**Material to process:**
* * *
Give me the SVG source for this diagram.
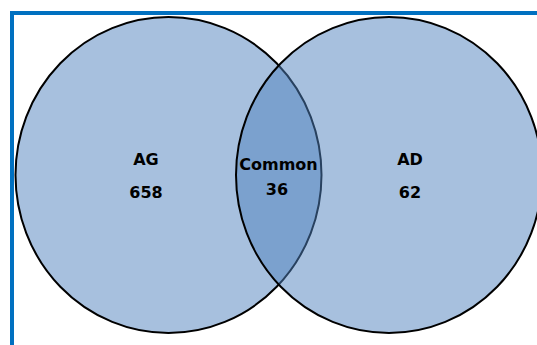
* * *
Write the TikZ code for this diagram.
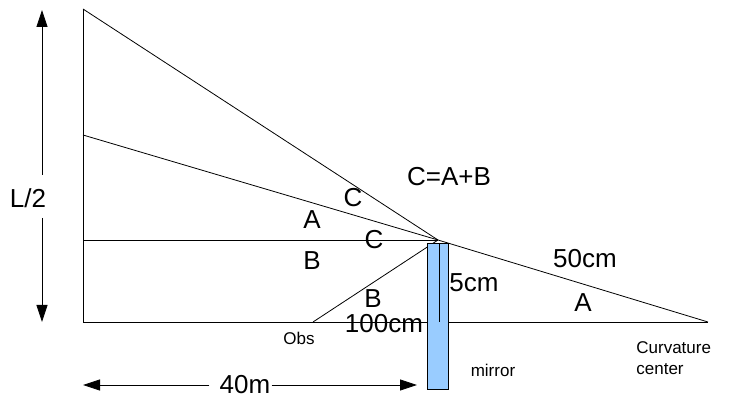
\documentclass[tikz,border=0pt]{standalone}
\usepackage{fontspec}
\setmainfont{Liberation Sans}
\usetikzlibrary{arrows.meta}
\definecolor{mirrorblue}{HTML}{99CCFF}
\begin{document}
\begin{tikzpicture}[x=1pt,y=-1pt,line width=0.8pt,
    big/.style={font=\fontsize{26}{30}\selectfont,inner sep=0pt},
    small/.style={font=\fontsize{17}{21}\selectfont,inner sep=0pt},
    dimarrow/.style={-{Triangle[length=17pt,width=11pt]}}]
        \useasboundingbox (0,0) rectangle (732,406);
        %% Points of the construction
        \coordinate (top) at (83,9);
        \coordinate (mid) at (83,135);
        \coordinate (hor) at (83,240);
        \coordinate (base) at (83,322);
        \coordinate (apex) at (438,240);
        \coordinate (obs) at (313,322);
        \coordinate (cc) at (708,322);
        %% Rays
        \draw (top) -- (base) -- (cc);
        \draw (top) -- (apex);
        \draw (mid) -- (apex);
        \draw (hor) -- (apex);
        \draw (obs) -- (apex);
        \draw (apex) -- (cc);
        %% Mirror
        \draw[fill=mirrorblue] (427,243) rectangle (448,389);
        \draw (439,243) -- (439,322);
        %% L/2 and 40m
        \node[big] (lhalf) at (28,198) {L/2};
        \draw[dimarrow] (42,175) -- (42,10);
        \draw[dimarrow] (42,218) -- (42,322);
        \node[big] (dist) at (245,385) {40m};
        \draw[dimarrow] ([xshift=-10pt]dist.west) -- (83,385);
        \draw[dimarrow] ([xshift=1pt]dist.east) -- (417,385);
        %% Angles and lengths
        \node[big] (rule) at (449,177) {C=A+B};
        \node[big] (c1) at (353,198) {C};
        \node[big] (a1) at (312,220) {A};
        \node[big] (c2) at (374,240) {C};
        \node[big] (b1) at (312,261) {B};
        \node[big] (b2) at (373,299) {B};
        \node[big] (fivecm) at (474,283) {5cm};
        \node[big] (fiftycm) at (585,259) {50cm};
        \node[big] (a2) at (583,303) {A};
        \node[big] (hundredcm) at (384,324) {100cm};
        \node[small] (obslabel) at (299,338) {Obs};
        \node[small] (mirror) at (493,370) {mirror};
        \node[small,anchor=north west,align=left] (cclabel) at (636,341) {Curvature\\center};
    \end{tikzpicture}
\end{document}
* * *
**Task description:** Filter the records above for lines containing the word "this", and copy those lines.

**The reply:**
Give me the SVG source for this diagram.
Write the TikZ code for this diagram.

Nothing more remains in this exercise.